FIG. 1 shows also a hydraulic circuit 416 comprising a distributor 406 which includes four mutually isolated galleries 409 are each formed as a groove. The distributor holes are fluidly connected to the galleries 409 via channels 410, so that each gallery 409 is in fluid connection with three distributor holes 408 as well as to one of two working ports A, B, wherein one is configurable as a high pressure port and the other is a configurable as a low pressure port. Two galleries 409 are fluidly connected to these ports via a valve 411. The valve 411 has two simultaneously interruptible flow paths. In full-displacement mode the valve 411 is set to allow flow, while in reduced displacement mode the valve 411 is set to interrupt the flow causing some lobes to turn off.

FIG. 2 shows the cam profile according to a second embodiment. Differences from the first embodiment are indicated in the following.

The cam body 2 comprises first lobes 18 and second lobes 20 having a depth 28 greater than the depth 26 of the first lobes 18, and that are arranged rotationally symmetrically, more specifically in an alternating circumferential pattern. The angular extents of the lobes are uniform; the lobe depths are non-uniform. Each lobe comprises a falling portion 12 and a rising portion 22 (shown exemplarily for one lobe in FIG. 2).

The rotor elements and the hydraulic circuit correspond with the rotor elements and hydraulic circuit 416 of the embodiment of FIG. 1.

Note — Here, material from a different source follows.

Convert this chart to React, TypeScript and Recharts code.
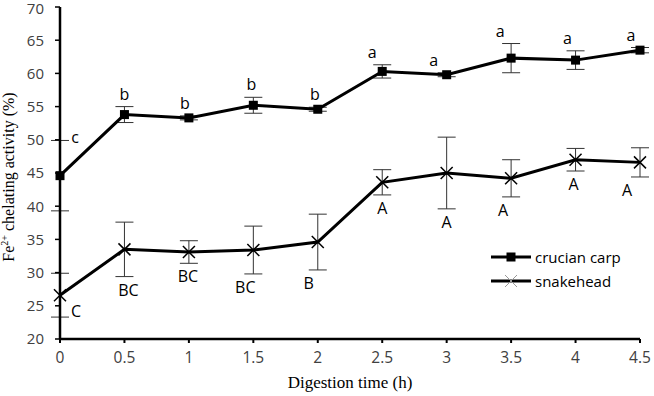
import React from 'react';
import { LineChart, Line, XAxis, YAxis, ErrorBar, LabelList } from 'recharts';

const times = [0, 0.5, 1, 1.5, 2, 2.5, 3, 3.5, 4, 4.5];
const crucianCarp = [44.6, 53.8, 53.3, 55.2, 54.6, 60.3, 59.8, 62.3, 62.0, 63.5];
const crucianCarpSd = [5.3, 1.2, 0.3, 1.2, 0.3, 1.0, 0.3, 2.2, 1.4, 0.4];
const snakehead = [26.6, 33.5, 33.1, 33.4, 34.6, 43.6, 45.0, 44.2, 47.0, 46.6];
const snakeheadSd = [3.3, 4.1, 1.7, 3.6, 4.2, 1.9, 5.4, 2.8, 1.7, 2.2];
const crucianLetters = ['c', 'b', 'b', 'b', 'b', 'a', 'a', 'a', 'a', 'a'];
const snakeheadLetters = ['C', 'BC', 'BC', 'BC', 'B', 'A', 'A', 'A', 'A', 'A'];
const xTicks = [0, 0.5, 1, 1.5, 2, 2.5, 3, 3.5, 4, 4.5];
const yTicks = [20, 25, 30, 35, 40, 45, 50, 55, 60, 65, 70];

const data = times.map((t, i) => ({
  time: t,
  carp: crucianCarp[i],
  carpSd: crucianCarpSd[i],
  snake: snakehead[i],
  snakeSd: snakeheadSd[i],
}));

const W = 654;
const H = 396;
const M = { top: 7, right: 14, bottom: 27, left: 0 };
const Y_AXIS_W = 60;
const X_AXIS_H = 30;
const PLOT_H = H - M.top - M.bottom - X_AXIS_H;
const PX_PER_UNIT = PLOT_H / (70 - 20);

const SANS = '"Open Sans", sans-serif';
const SERIF = '"Liberation Serif", "Times New Roman", serif';

// small horizontal nudges so letters clear the error bars
const carpNudge = [15, 0, -4, -2, -3, -10, -13, -11, -8, -9];
const snakeNudge = [16, 4, -1, -8, -9, 0, 0, -8, -2, -13];

const SquareDot = (props: any) => {
  const { cx, cy } = props;
  if (cx == null || cy == null) return null;
  return <rect x={cx - 4.5} y={cy - 4.5} width={9} height={9} fill="#000" />;
};

const CrossDot = (props: any) => {
  const { cx, cy } = props;
  if (cx == null || cy == null) return null;
  const r = 6;
  return (
    <g stroke="#000" strokeWidth={1.5}>
      <line x1={cx - r} y1={cy - r} x2={cx + r} y2={cy + r} />
      <line x1={cx - r} y1={cy + r} x2={cx + r} y2={cy - r} />
    </g>
  );
};

const carpLabel = (props: any) => {
  const { x, y, index } = props;
  const top = y - crucianCarpSd[index] * PX_PER_UNIT;
  const ly = index === 0 ? top - 2 : top - 12;
  return (
    <text x={x + carpNudge[index]} y={ly} dy={5} textAnchor="middle" fontFamily={SANS} fontSize={16} fill="#000">
      {crucianLetters[index]}
    </text>
  );
};

const snakeLabel = (props: any) => {
  const { x, y, index } = props;
  const bottom = y + snakeheadSd[index] * PX_PER_UNIT;
  const ly = index === 0 ? bottom - 5 : bottom + 14;
  return (
    <text x={x + snakeNudge[index]} y={ly} dy={5} textAnchor="middle" fontFamily={SANS} fontSize={16} fill="#000">
      {snakeheadLetters[index]}
    </text>
  );
};

const yTitle = (props: any) => {
  const { viewBox } = props;
  const cy = viewBox.y + viewBox.height / 2 + 4;
  return (
    <text
      x={14}
      y={cy}
      transform={`rotate(-90, 14, ${cy})`}
      textAnchor="middle"
      fontFamily={SERIF}
      fontSize={16}
      fill="#000"
    >
      Fe<tspan fontSize={10} dy={-6}>2+</tspan>
      <tspan dy={6}> chelating activity (%)</tspan>
    </text>
  );
};

const xTitle = (props: any) => {
  const { viewBox } = props;
  return (
    <text
      x={viewBox.x + viewBox.width / 2}
      y={388}
      textAnchor="middle"
      fontFamily={SERIF}
      fontSize={17}
      fill="#000"
    >
      Digestion time (h)
    </text>
  );
};

const LegendBox = () => (
  <div
    style={{
      position: 'absolute',
      left: 491,
      top: 245,
      fontFamily: SANS,
      fontSize: 15,
      color: '#000',
      lineHeight: '24px',
    }}
  >
    <div style={{ display: 'flex', alignItems: 'center' }}>
      <svg width={44} height={14}>
        <line x1={0} y1={7} x2={40} y2={7} stroke="#000" strokeWidth={3} />
        <rect x={15.5} y={2.5} width={9} height={9} fill="#000" />
      </svg>
      <span>crucian carp</span>
    </div>
    <div style={{ display: 'flex', alignItems: 'center' }}>
      <svg width={44} height={14}>
        <line x1={0} y1={7} x2={40} y2={7} stroke="#000" strokeWidth={3} />
        <g stroke="#999" strokeWidth={1}>
          <line x1={14} y1={1} x2={26} y2={13} />
          <line x1={14} y1={13} x2={26} y2={1} />
        </g>
      </svg>
      <span>snakehead</span>
    </div>
  </div>
);

const App: React.FC = () => {
  return (
    <div style={{ position: 'absolute', left: 0, top: 0, width: W, height: H, background: '#fff' }}>
      <LineChart width={W} height={H} data={data} margin={M}>
        <XAxis
          dataKey="time"
          type="number"
          domain={[0, 4.5]}
          ticks={xTicks}
          height={X_AXIS_H}
          axisLine={{ stroke: '#000', strokeWidth: 2.5 }}
          tickLine={{ stroke: '#000', strokeWidth: 2 }}
          tickSize={4}
          tickMargin={9}
          tick={{ fill: '#404040', fontSize: 15.5, fontFamily: SANS }}
          label={{ content: xTitle }}
        />
        <YAxis
          type="number"
          domain={[20, 70]}
          ticks={yTicks}
          width={Y_AXIS_W}
          axisLine={{ stroke: '#000', strokeWidth: 2.5 }}
          tickLine={{ stroke: '#000', strokeWidth: 1.5 }}
          tickSize={5}
          tickMargin={11}
          tick={{ fill: '#404040', fontSize: 15, fontFamily: SANS }}
          label={{ content: yTitle }}
        />
        <Line
          dataKey="carp"
          name="crucian carp"
          stroke="#000"
          strokeWidth={3}
          dot={<SquareDot />}
          activeDot={false}
          isAnimationActive={false}
        >
          <ErrorBar dataKey="carpSd" width={9} stroke="#333" strokeWidth={1} direction="y" />
          <LabelList dataKey="carp" content={carpLabel} />
        </Line>
        <Line
          dataKey="snake"
          name="snakehead"
          stroke="#000"
          strokeWidth={3}
          dot={<CrossDot />}
          activeDot={false}
          isAnimationActive={false}
        >
          <ErrorBar dataKey="snakeSd" width={9} stroke="#333" strokeWidth={1} direction="y" />
          <LabelList dataKey="snake" content={snakeLabel} />
        </Line>
      </LineChart>
      <LegendBox />
    </div>
  );
};

export default App;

The second embodiment has the following advantages. The actual machine ratio (the ratio between full and partial displacement) is now dependent not just on the natural ratio but also on the proportions of the lobe depths 26, 28. So an actual machine ratio can be more freely selected than if the lobes were to have uniform depth. To demonstrate the advantage, a modification to the present embodiment is now described. The number of pistons is ten and the number of lobes is eight, giving a common factor between these of two which yields a usable natural ratio of 50%, wherein four of the eight lobes are turned on only in full-displacement mode. An actual machine ratio of 60% is now possible by reducing the lobe depths of some lobes so that the total motor displacement is 83% of the theoretical maximum.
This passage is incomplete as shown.